As origens do processo

No dia 4 de Janeiro de 2019, o BNA anunciou, em conferência de imprensa, a retirada da licença dos bancos Postal e Mais, em alegado cumprimento do Aviso 2/18, de 2 de Março, que exigia a elevação do capital social mínimo e dos fundos próprios regulamentares para 7,5 mil milhões de kwanzas. No mesmo dia, os bancos foram também notificados da execução da sentença, no âmbito da providência cautelar que lhes havia sido movido pelo BNA, representado pela Procuradoria-Geral da República. Transitado o processo para a fase de falência, cada banco apresentou os argumentos para contrariar a decisão que consideravam “viciada” do BNA, mas o juiz Osvaldo Malanga acabou por despachar a favor do regulador.

Além de terem descartado qualquer risco sistémico, ambos os bancos evocaram a violação do Aviso 2/18, de 2 Março, pelo próprio BNA, uma vez que o instrutivo determinava, no seu n.º 6, que o seu incumprimento constituía “contravenção prevista e punível nos termos da Lei n.º 12/15, de 17 de Junho”. E, nos termos dessa Lei na altura, as contravenções eram puníveis apenas com multas, não dando lugar à perda da licença. Individualmente, o Banco Postal argumentou que tinha fundos próprios regulamentares positivos e “suficientes para cobrir todas as responsabilidades”, notando que o rácio de solvabilidade do banco, por exemplo, era de 67,51%, significativamente acima dos 10% exigidos pelo BNA, além do rácio de liquidez que estava nos 303%, o triplo do mínimo exigido pelo regulador na altura. Sobre os capitais regulamentares, a defesa do Postal evocava um plano, aprovado pelos accionistas e do conhecimento do BNA, que previa a injecção de 3.800 milhões de kwanzas para o seu cumprimento.

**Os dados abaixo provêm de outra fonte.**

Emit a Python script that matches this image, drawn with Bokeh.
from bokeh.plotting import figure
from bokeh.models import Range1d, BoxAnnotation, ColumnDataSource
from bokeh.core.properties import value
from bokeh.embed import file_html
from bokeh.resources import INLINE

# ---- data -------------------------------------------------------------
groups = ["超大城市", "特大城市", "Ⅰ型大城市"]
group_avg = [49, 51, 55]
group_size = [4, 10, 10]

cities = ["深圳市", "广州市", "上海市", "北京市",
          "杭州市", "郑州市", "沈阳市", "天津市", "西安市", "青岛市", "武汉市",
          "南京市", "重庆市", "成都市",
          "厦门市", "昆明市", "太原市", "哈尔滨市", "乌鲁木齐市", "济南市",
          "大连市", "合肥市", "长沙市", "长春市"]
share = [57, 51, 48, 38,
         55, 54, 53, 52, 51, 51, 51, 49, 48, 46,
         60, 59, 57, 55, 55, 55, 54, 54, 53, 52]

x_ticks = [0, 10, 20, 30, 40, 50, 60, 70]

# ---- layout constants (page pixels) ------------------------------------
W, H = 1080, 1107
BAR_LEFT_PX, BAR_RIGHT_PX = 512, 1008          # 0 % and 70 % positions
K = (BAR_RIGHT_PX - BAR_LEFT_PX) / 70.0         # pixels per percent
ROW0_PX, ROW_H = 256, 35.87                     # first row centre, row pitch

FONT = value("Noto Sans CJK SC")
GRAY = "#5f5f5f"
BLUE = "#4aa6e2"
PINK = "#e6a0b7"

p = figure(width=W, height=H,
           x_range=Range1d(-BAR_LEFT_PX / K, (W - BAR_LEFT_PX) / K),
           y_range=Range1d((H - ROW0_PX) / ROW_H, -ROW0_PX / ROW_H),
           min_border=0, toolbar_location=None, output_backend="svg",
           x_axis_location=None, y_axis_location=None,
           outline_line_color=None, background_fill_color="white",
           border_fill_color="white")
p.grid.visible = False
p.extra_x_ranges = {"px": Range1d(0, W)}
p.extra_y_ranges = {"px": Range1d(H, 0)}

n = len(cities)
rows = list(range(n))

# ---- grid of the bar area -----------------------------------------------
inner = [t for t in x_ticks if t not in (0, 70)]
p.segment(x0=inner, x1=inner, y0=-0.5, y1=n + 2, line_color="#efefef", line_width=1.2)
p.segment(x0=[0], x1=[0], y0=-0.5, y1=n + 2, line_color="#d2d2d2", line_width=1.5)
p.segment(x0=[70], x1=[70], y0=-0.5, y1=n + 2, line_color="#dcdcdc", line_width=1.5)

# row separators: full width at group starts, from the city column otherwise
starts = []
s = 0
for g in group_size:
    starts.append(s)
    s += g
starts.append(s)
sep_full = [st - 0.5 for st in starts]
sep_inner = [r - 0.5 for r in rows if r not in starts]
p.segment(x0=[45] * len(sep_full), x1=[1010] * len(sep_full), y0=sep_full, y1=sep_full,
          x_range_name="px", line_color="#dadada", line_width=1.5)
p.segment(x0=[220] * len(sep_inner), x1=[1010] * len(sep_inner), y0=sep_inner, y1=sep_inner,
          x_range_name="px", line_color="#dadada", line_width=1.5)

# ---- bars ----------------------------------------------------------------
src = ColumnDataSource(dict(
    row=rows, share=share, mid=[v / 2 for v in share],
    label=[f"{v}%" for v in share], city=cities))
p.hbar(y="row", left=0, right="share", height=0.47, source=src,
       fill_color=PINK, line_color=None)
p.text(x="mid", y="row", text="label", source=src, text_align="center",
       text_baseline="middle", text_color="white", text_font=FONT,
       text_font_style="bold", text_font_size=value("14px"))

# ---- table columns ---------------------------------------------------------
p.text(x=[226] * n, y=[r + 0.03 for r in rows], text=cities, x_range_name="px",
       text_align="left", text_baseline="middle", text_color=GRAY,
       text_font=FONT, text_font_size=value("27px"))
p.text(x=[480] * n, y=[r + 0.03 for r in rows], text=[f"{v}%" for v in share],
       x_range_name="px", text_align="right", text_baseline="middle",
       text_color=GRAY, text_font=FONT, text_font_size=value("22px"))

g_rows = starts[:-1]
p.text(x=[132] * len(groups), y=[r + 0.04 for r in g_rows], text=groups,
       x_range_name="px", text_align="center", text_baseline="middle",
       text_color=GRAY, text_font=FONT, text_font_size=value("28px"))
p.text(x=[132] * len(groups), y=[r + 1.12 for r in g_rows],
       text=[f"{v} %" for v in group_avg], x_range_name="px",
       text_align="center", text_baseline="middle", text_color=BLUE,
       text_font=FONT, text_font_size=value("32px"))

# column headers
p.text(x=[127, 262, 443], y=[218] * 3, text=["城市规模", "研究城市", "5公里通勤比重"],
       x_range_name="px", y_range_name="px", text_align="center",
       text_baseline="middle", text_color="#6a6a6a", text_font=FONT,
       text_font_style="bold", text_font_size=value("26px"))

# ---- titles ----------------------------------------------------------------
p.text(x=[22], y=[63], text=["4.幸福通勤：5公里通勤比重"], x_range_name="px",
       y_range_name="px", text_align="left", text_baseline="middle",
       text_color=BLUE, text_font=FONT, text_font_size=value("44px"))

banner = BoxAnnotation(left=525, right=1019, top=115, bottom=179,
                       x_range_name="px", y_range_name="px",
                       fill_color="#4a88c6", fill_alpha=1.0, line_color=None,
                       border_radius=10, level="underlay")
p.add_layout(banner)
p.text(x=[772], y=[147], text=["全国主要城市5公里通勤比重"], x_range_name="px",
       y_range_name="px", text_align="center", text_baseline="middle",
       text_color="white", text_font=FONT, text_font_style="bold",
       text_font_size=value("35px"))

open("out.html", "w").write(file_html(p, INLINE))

Quanto ao Banco Mais, a defesa lembrou que, cerca de duas semanas antes da retirada da licença, isto a 13 de Dezembro de 2018, o próprio BNA havia classificado o desempenho do banco, referente ao último trimestre desse ano, como globalmente “bom”. E recordou que os accionistas haviam submetido um plano de aumento de capital para os 12.500 milhões de dólares, por via da alienação de 60,80% do capital do banco, o que foi recusado pelo BNA. O banco argumentou ainda que, a 31 de Dezembro de 2018, tinha os activos superiores ao passivo e que jamais deixou de cumprir com as suas obrigações, face aos clientes, além de o perito contabilístico da Ordem, que assistiu o processo, nunca ter concluído pela falência do banco.

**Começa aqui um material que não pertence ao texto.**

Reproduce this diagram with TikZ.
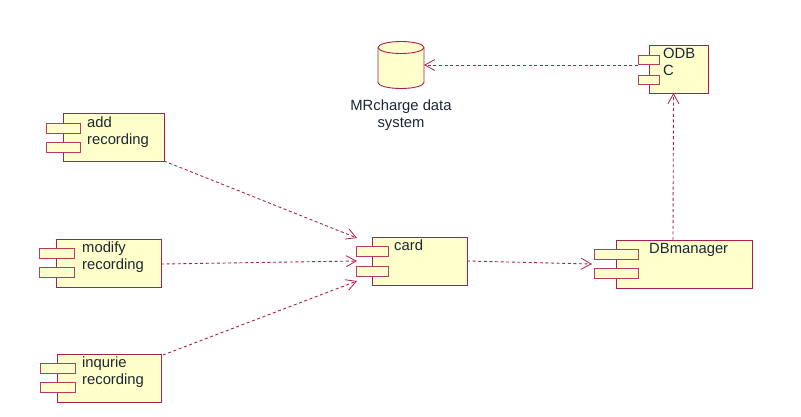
\documentclass[tikz,border=0pt]{standalone}
\usepackage{fontspec}
\setmainfont{Liberation Sans}
\usetikzlibrary{arrows.meta,positioning}
\definecolor{umlline}{HTML}{A8204E}
\definecolor{umltab}{HTML}{B83A64}
\definecolor{umlfill}{HTML}{FFFFCC}
\definecolor{umltext}{HTML}{1C2733}
\tikzset{
  x=1pt,y=-1pt,
  compbody/.style={draw=umlline,fill=umlfill,line width=0.9pt,anchor=north west,inner sep=0pt,outer sep=0pt},
  comptab/.style={draw=umltab,fill=umlfill,line width=1pt,anchor=north west,inner sep=0pt,outer sep=0pt},
  complabel/.style={anchor=base west,inner sep=0pt,align=left,text=umltext,font=\fontsize{14.8}{17}\selectfont},
  dep/.style={draw=umlline,line width=0.9pt,dash pattern=on 3pt off 2.6pt,-{Straight Barb[length=10pt,width=11pt,line width=0.8pt]}},
  cylline/.style={draw=umlline,line width=0.9pt},
}
\newcommand{\umlcomp}[9]{%
  % name, body x, y, width, tab x, tab width, tab1 y, tab2 y, tab height
  \node[compbody,minimum width=#4pt,minimum height=48pt] (#1) at (#2,#3) {};
  \node[comptab,minimum width=#6pt,minimum height=#9pt] (#1t1) at (#5,#7) {};
  \node[comptab,minimum width=#6pt,minimum height=#9pt] (#1t2) at (#5,#8) {};
}
\begin{document}
\begin{tikzpicture}
\useasboundingbox (0,0) rectangle (801,416);
\umlcomp{add}{63}{113}{101}{46}{34}{123}{142}{10}
\umlcomp{modify}{56}{239}{105}{39}{35}{248}{267}{10}
\umlcomp{inq}{57}{354}{104}{40}{35}{363}{382}{10}
\umlcomp{card}{372}{237}{95}{356}{32}{246}{266}{10}
\umlcomp{db}{616}{240}{136}{594}{44}{249}{268}{10}
\umlcomp{odb}{649}{45}{59}{638}{21}{55}{75}{9}
\node[complabel] (addl) at (87,144) {add\\recording};
\node[complabel] (modl) at (82,269) {modify\\recording};
\node[complabel] (inql) at (82,384) {inqurie\\recording};
\node[complabel] (cardl) at (394,250) {card};
\node[complabel] (dbl) at (649,253) {DBmanager};
\node[complabel] (odbl) at (663,75) {ODB\\C};
% cylinder: node gives the connector a name, the outline is drawn from its anchors
\node[minimum width=46pt,minimum height=47pt,inner sep=0pt,outer sep=0pt] (mr) at (401,65) {};
\path[cylline,fill=umlfill] ([yshift=-6pt]mr.north west) -- ([yshift=6pt]mr.south west)
  arc[start angle=180,end angle=360,x radius=23pt,y radius=6pt]
  -- ([yshift=-6pt]mr.north east)
  arc[start angle=0,end angle=180,x radius=23pt,y radius=6pt] -- cycle;
\path[cylline] ([yshift=-6pt]mr.north west)
  arc[start angle=180,end angle=360,x radius=23pt,y radius=6pt];
\node[complabel,anchor=base,align=center] (mrl) at (401,127) {MRcharge data\\system};
\coordinate (cin1) at (357,238);
\coordinate (cin2) at (357,261);
\coordinate (cin3) at (357,281);
\draw[dep] (add.south east) -- (cin1);
\draw[dep] ([yshift=-1pt]modify.east) -- (cin2);
\draw[dep] ([xshift=2pt,yshift=-1pt]inq.north east) -- (cin3);
\draw[dep] (card.east) -- ([xshift=-2pt]db.west -| dbt1.west);
\draw[dep] ([xshift=-11pt]db.north) -- ([xshift=-5pt]odb.south);
\draw[dep] ([yshift=-1pt]odbt1.south west) -- (mr.east);
\end{tikzpicture}
\end{document}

Apesar de todos os argumentos da defesa, o Tribunal decretou a falência dos dois bancos, abrindo caminho para a fase de liquidação.

Juiz não leu o processo

No requerimento em que solicita o afastamento do juiz da causa, a defesa do Banco Mais argumenta que Osvaldo Malanga produziu um despacho saneador, como se não tivesse lido ou como se não conhecesse o processo,  “ou como se o despacho saneador tivesse sido proferido com base em elementos de prova de um outro processo que não o da liquidação do falido”.

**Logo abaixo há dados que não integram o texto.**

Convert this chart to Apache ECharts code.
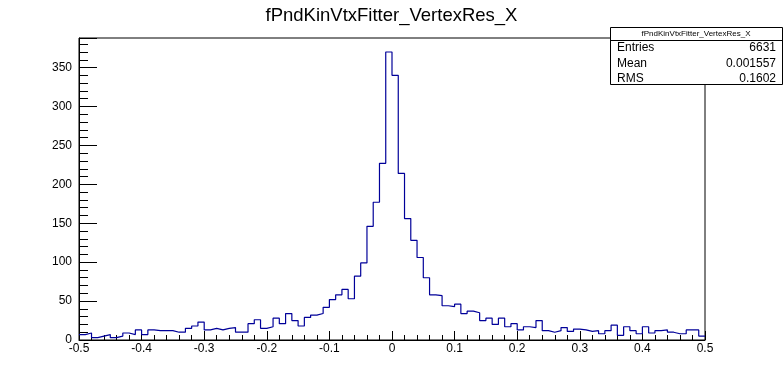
<!DOCTYPE html>
<html>
<head>
<meta charset="utf-8">
<script src="https://cdn.jsdelivr.net/npm/echarts@6/dist/echarts.min.js"></script>
<style>
  html, body { margin: 0; padding: 0; background: #fff; }
</style>
</head>
<body>
<div id="hist" style="width: 783px;height: 377px;"></div>
<script>
// histogram: 100 bins from -0.5 to 0.5
const histTitle = 'fPndKinVtxFitter_VertexRes_X'
const xMin = -0.5
const xMax = 0.5
const binWidth = 0.01
const counts = [
    7, 9, 3, 5, 7, 3, 5, 9, 7, 13,
    7, 13, 12, 12, 12, 10, 10, 15, 18, 23,
    13, 15, 13, 15, 16, 10, 10, 21, 26, 15,
    17, 28, 21, 34, 25, 18, 29, 32, 34, 42,
    52, 58, 65, 53, 82, 99, 146, 177, 227, 370,
    340, 214, 156, 128, 106, 80, 58, 57, 44, 43,
    46, 34, 37, 35, 25, 28, 20, 28, 17, 21,
    13, 17, 16, 25, 12, 10, 12, 16, 11, 14,
    13, 11, 12, 8, 12, 19, 6, 17, 12, 8,
    17, 9, 12, 13, 10, 8, 8, 13, 13, 5
]
const statNames = ['Entries', 'Mean', 'RMS']
const statValues = ['6631', '0.001557', '0.1602']

// step line points: left edge of every bin, plus the right edge of the last one
const points = counts.map((c, i) => [xMin + i * binWidth, c])
points.push([xMax, counts[counts.length - 1]])

const font = 'Liberation Sans, Arial, sans-serif'

var statsGraphics = [
    {
        type: 'rect',
        shape: { x: 610.5, y: 27.5, width: 172, height: 57 },
        style: { fill: '#fff', stroke: '#000', lineWidth: 1 },
        z: 100
    },
    {
        type: 'line',
        shape: { x1: 610.5, y1: 40.5, x2: 782.5, y2: 40.5 },
        style: { stroke: '#000', lineWidth: 1 },
        z: 101
    },
    {
        type: 'text',
        x: 696, y: 34,
        style: { text: histTitle, fontSize: 8, fontFamily: font, fill: '#000', align: 'center', verticalAlign: 'middle' },
        z: 101
    }
]
statNames.forEach((name, i) => {
    statsGraphics.push({
        type: 'text',
        x: 617, y: 48 + i * 15.5,
        style: { text: name, fontSize: 12, fontFamily: font, fill: '#000', verticalAlign: 'middle' },
        z: 101
    })
    statsGraphics.push({
        type: 'text',
        x: 776, y: 48 + i * 15.5,
        style: { text: statValues[i], fontSize: 12, fontFamily: font, fill: '#000', align: 'right', verticalAlign: 'middle' },
        z: 101
    })
})

var option = {
    animation: false,
    title: {
        text: histTitle,
        left: 'center',
        top: 1,
        textStyle: { fontSize: 18.5, fontWeight: 'normal', fontFamily: font, color: '#000' }
    },
    grid: {
        left: 79,
        right: 78,
        top: 38,
        bottom: 37,
        show: true,
        borderColor: '#000',
        borderWidth: 1,
        backgroundColor: 'transparent'
    },
    xAxis: {
        type: 'value',
        min: xMin,
        max: xMax,
        interval: 0.1,
        axisLine: { onZero: false, lineStyle: { color: '#000', width: 1 } },
        axisTick: { inside: true, length: 9, lineStyle: { color: '#000' } },
        minorTick: { show: true, splitNumber: 5, length: 5, lineStyle: { color: '#000' } },
        splitLine: { show: false },
        axisLabel: {
            color: '#000',
            fontSize: 12,
            fontFamily: font,
            margin: 3,
            formatter: function (v) { return String(+v.toFixed(1)) }
        }
    },
    yAxis: {
        type: 'value',
        min: 0,
        max: 388,
        interval: 50,
        axisLine: { show: true, onZero: false, lineStyle: { color: '#000', width: 1 } },
        axisTick: { inside: true, length: 18, lineStyle: { color: '#000' } },
        minorTick: { show: true, splitNumber: 5, length: 9, lineStyle: { color: '#000' } },
        splitLine: { show: false },
        axisLabel: {
            color: '#000',
            fontSize: 12,
            fontFamily: font,
            margin: 7,
            showMaxLabel: false
        }
    },
    series: [
        {
            type: 'line',
            step: 'end',
            data: points,
            symbol: 'none',
            lineStyle: { color: '#000099', width: 1.2 },
            z: 5
        }
    ],
    graphic: statsGraphics
}

let myChart = echarts.init(document.getElementById('hist'))
myChart.setOption(option)
</script>
</body>
</html>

Os advogados recordam que Osvaldo Malanga foi o mesmo juiz autor da sentença que declarou a falência do banco, a 17 de Outubro de 2021, pelo que questionam o facto de terem passados dois dias, face à data de apresentação do requerimento do seu afastamento do processo.

Prejuízos à massa falida

Os mandatários do Banco Mais observam, no requerimento em que pedem a substiuição de Osvaldo Malanga, que a massa falida é a principal prejudicada nos autos de liquidação, argumetando com a depreciação dos bens que acabam porser vendidos a preços mais baratos.

Fontes bancárias que acompanham o processo de liquidação dos bancos encerrados pelo BNA questionam o facto de o juiz Osvaldo Malanga concentrar justamente todos os processos dos bancos nessa condição, levantando suspeitas de eventuais atropelos nos procedimentos de distribuição dos casos do Tribunal.